4 See (Alexandru, in Alexandru, Cărăuşan & Bucur, 2005, p. 392).

5 Thus, in accordance with the provisions of art. 31 para. (1) of G.O. no. 2/2001 regarding the legal regime of contraventions, against the report of finding the contravention and of applying the sanction, which has the legal nature of an administrative act, a complaint can be made, within 15 days from the date of its handing or communication.
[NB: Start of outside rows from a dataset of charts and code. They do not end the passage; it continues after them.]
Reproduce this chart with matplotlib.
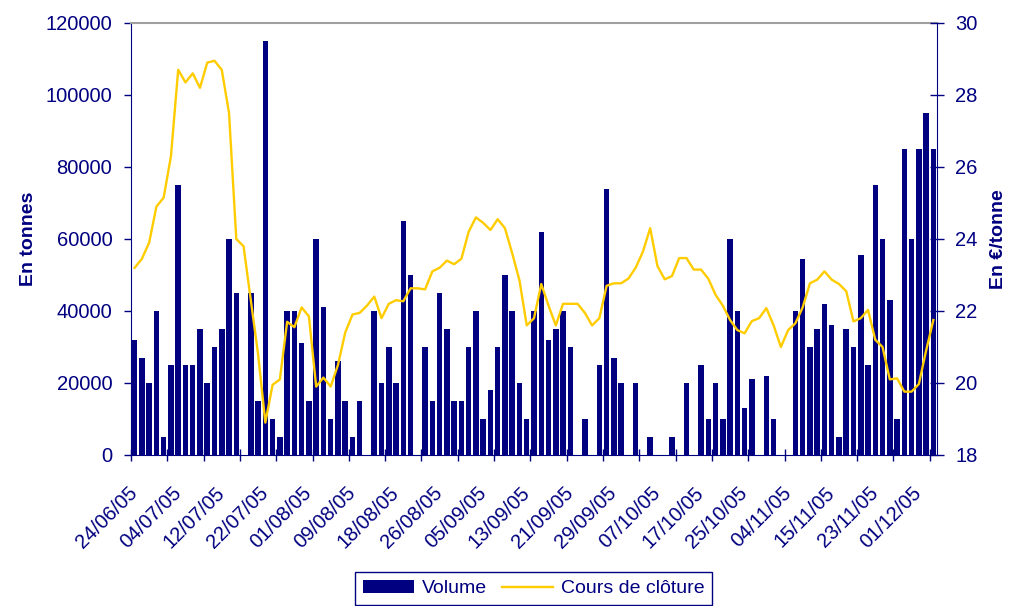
import numpy as np
import matplotlib
matplotlib.use("Agg")
import matplotlib.pyplot as plt

NAVY = "#000080"
GOLD = "#FFCC00"

# daily volume (tonnes), one value per trading day
volume = [
    32000, 27000, 20000, 40000, 5000,
    25000, 75000, 25000, 25000, 35000,
    20000, 30000, 35000, 60000, 45000,
    0, 45000, 15000, 115000, 10000,
    5000, 40000, 40000, 31000, 15000,
    60000, 41000, 10000, 26000, 15000,
    5000, 15000, 0, 40000, 20000,
    30000, 20000, 65000, 50000, 0,
    30000, 15000, 45000, 35000, 15000,
    15000, 30000, 40000, 10000, 18000,
    30000, 50000, 40000, 20000, 10000,
    40000, 62000, 32000, 35000, 40000,
    30000, 0, 10000, 0, 25000,
    74000, 27000, 20000, 0, 20000,
    0, 5000, 0, 0, 5000,
    0, 20000, 0, 25000, 10000,
    20000, 10000, 60000, 40000, 13000,
    21000, 0, 22000, 10000, 0,
    0, 40000, 54500, 30000, 35000,
    42000, 36000, 5000, 35000, 30000,
    55500, 25000, 75000, 60000, 43000,
    10000, 85000, 60000, 85000, 95000,
    85000,
]

# closing price (EUR/tonne)
close = [
    23.2, 23.45, 23.9, 24.9, 25.15, 26.3, 28.7, 28.35, 28.6, 28.2,
    28.9, 28.95, 28.7, 27.5, 24.0, 23.8, 22.3, 20.8, 18.9, 19.95,
    20.1, 21.7, 21.55, 22.1, 21.85, 19.9, 20.15, 19.9, 20.5, 21.4,
    21.9, 21.95, 22.15, 22.4, 21.8, 22.2, 22.3, 22.27, 22.63, 22.63,
    22.6, 23.1, 23.2, 23.4, 23.3, 23.45, 24.2, 24.6, 24.45, 24.25,
    24.55, 24.3, 23.6, 22.85, 21.6, 21.8, 22.75, 22.15, 21.6, 22.2,
    22.2, 22.2, 21.95, 21.6, 21.8, 22.7, 22.77, 22.77, 22.9, 23.2,
    23.65, 24.3, 23.25, 22.88, 22.97, 23.47, 23.47, 23.15, 23.15, 22.9,
    22.45, 22.15, 21.75, 21.47, 21.38, 21.72, 21.8, 22.08, 21.6, 21.0,
    21.47, 21.66, 22.1, 22.77, 22.87, 23.1, 22.87, 22.75, 22.55, 21.71,
    21.8, 22.03, 21.2, 21.0, 20.1, 20.13, 19.76, 19.76, 19.97, 20.9,
    21.75,
]

date_labels = [
    "24/06/05", "04/07/05", "12/07/05", "22/07/05", "01/08/05", "09/08/05",
    "18/08/05", "26/08/05", "05/09/05", "13/09/05", "21/09/05", "29/09/05",
    "07/10/05", "17/10/05", "25/10/05", "04/11/05", "15/11/05", "23/11/05",
    "01/12/05",
]
LABEL_STEP = 6   # one date label every 6 sessions
TICK_STEP = 5    # one tick mark every 5 sessions

plt.rcParams["font.family"] = ["Liberation Sans", "DejaVu Sans"]
FS = 14.5        # tick labels
FS_LAB = 14      # axis titles and legend

fig = plt.figure(figsize=(10.09, 6.06), dpi=100)
ax = fig.add_axes([131 / 1009, 1 - 455 / 606, (937 - 131) / 1009, (455 - 23) / 606])

n = len(volume)
x = np.arange(n)
bars = ax.bar(x, volume, width=0.76, color=NAVY, label="Volume", zorder=2)
ax.set_xlim(-0.5, n - 0.5)
ax.set_ylim(0, 120000)
ax.set_yticks(range(0, 120001, 20000))
ax.set_ylabel("En tonnes", fontsize=FS_LAB, fontweight="bold", color=NAVY,
              labelpad=6)

ax.set_xticks(np.arange(-0.5, n, TICK_STEP))
ax.set_xticklabels([])
ax.set_xticks(np.arange(0, n, LABEL_STEP)[:len(date_labels)], minor=True)
ax.set_xticklabels(date_labels, minor=True, rotation=45, ha="right",
                   va="center", rotation_mode="anchor")
ax.tick_params(axis="x", which="major", direction="inout", length=9,
               color=NAVY, width=1)
ax.tick_params(axis="x", which="minor", length=0, pad=25,
               labelsize=FS, labelcolor=NAVY)
ax.tick_params(axis="y", direction="out", length=5, color=NAVY, width=1,
               labelsize=FS, labelcolor=NAVY, pad=8.5)

ax2 = ax.twinx()
line, = ax2.plot(x, close, color=GOLD, lw=1.7, label="Cours de clôture")
ax2.set_ylim(18, 30)
ax2.set_yticks(range(18, 31, 2))
ax2.tick_params(axis="y", direction="inout", length=10, color=NAVY, width=1,
                labelsize=FS, labelcolor=NAVY, pad=8)
ax2.set_ylabel("En €/tonne", fontsize=FS_LAB, fontweight="bold", color=NAVY,
               labelpad=9)

for a in (ax, ax2):
    for s in a.spines.values():
        s.set_visible(False)
ax.spines["left"].set_visible(True)
ax.spines["left"].set_color(NAVY)
ax.spines["bottom"].set_visible(True)
ax.spines["bottom"].set_color(NAVY)
ax.spines["top"].set_visible(True)
ax.spines["top"].set_color("#a0a0a0")
ax.spines["top"].set_linewidth(1.5)
ax2.spines["right"].set_visible(True)
ax2.spines["right"].set_color(NAVY)

leg = fig.legend([bars, line], ["Volume", "Cours de clôture"],
                 loc="upper center", bbox_to_anchor=(0.529, 0.056), ncol=2,
                 fontsize=FS_LAB, labelcolor=NAVY, frameon=True, fancybox=False,
                 edgecolor=NAVY, framealpha=1, handlelength=2.6,
                 borderaxespad=0, columnspacing=0.8, handletextpad=0.4)
leg.get_frame().set_linewidth(1)

fig.savefig("out.png", dpi=100)
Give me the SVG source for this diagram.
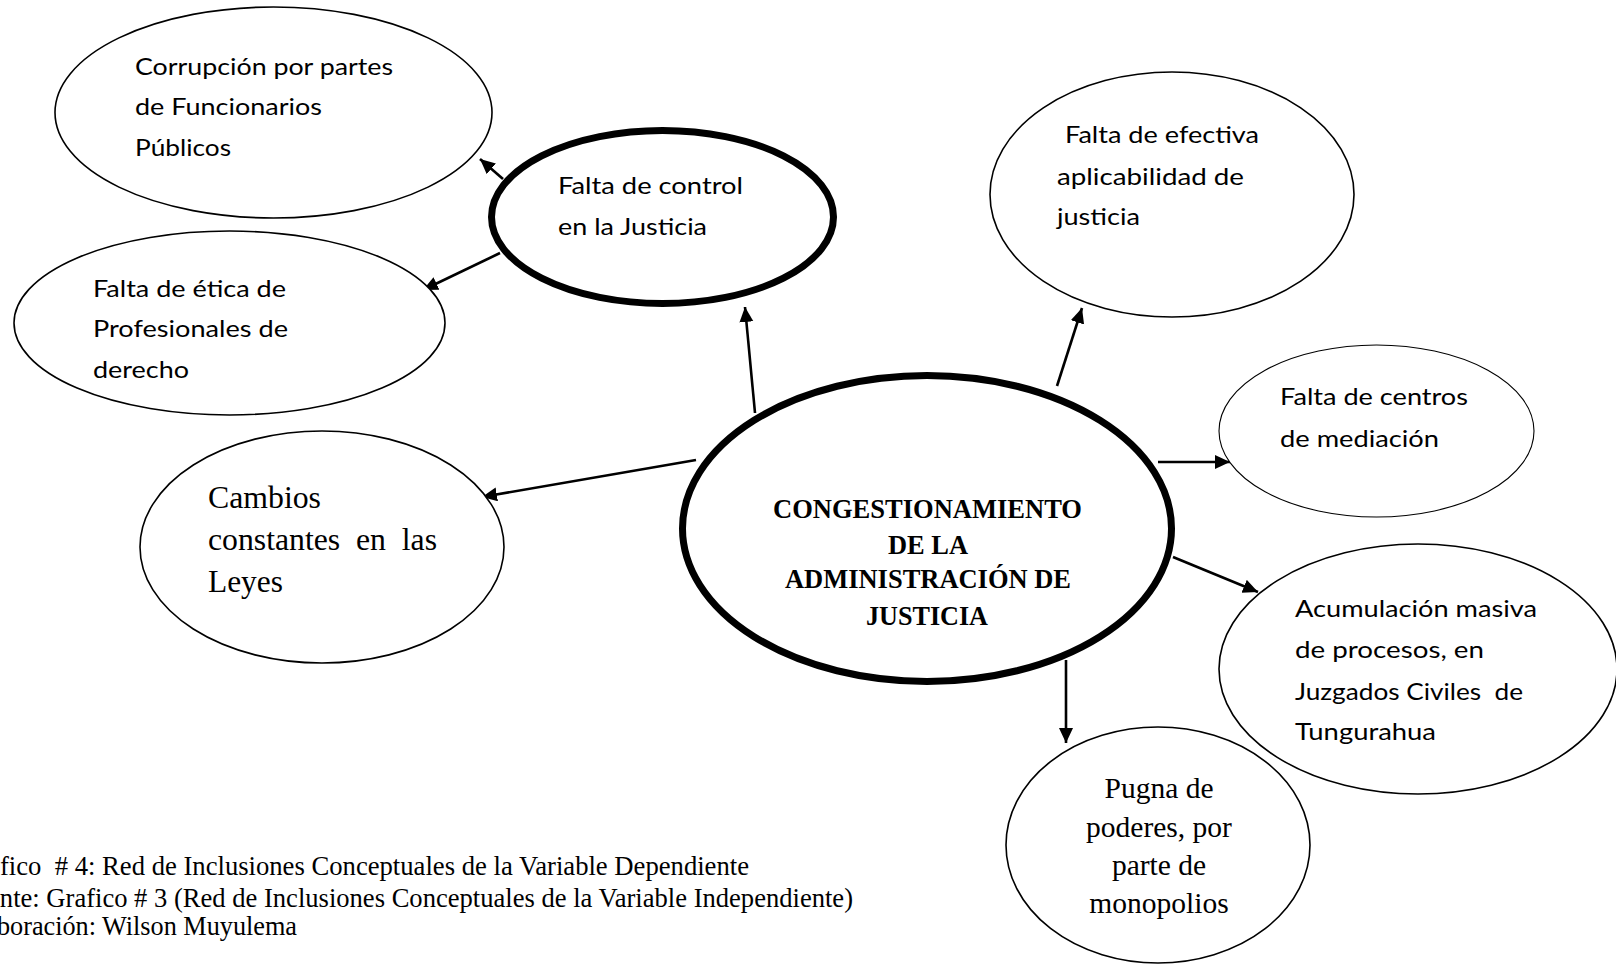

The complaint suspends the execution.

6 Comparing the two variants of the constitutional texts, the following innovative rules were deduced in the republished Constitution: a) from the principle of non-retroactivity of the law, within the exceptions, in addition to the criminal law, the more favorable contravention law was included; b) the law enters into force 3 days (the term is calculated in calendar days and not in days off, sn) from the publication in the Official Monitor of Romania, Part I or, at a later date specified in its content (provision identical to the from the old regulation); c) the emergency ordinances enter into force after the publication in the Official Monitor of Romania, Part I, with the precondition of being submitted for debate to the Chamber competent to be notified, the debate following the emergency procedure.

7 Republished pursuant to art. II of Law no. 60/2010 on the approval of the Government Emergency Ordinance no. 61/2009 for the amendment and completion of Law no. 24/2000 regarding the norms of legislative technique for the elaboration of normative acts, published in the Official Gazette of Romania, Part I, no. 215 of April 6, 2010, giving the texts a new numbering.

8 Art. 12 paragraph (2) of the Government Ordinance no. 2/2001.

9 Art. 15 of the Government Ordinance no. 2/2001.

10 According to art. 39 para. (2) of the Government Ordinance no. 2/2001, in order to execute the sanctions of the contravention fine, the competent bodies shall communicate ex officio to the financial body of the locality where the offender resides or has its headquarters, the report on the finding of the contravention. Execution will be made by the financial body (other than the sanctioning body) on the income or other assets of the offender, under the conditions provided by law.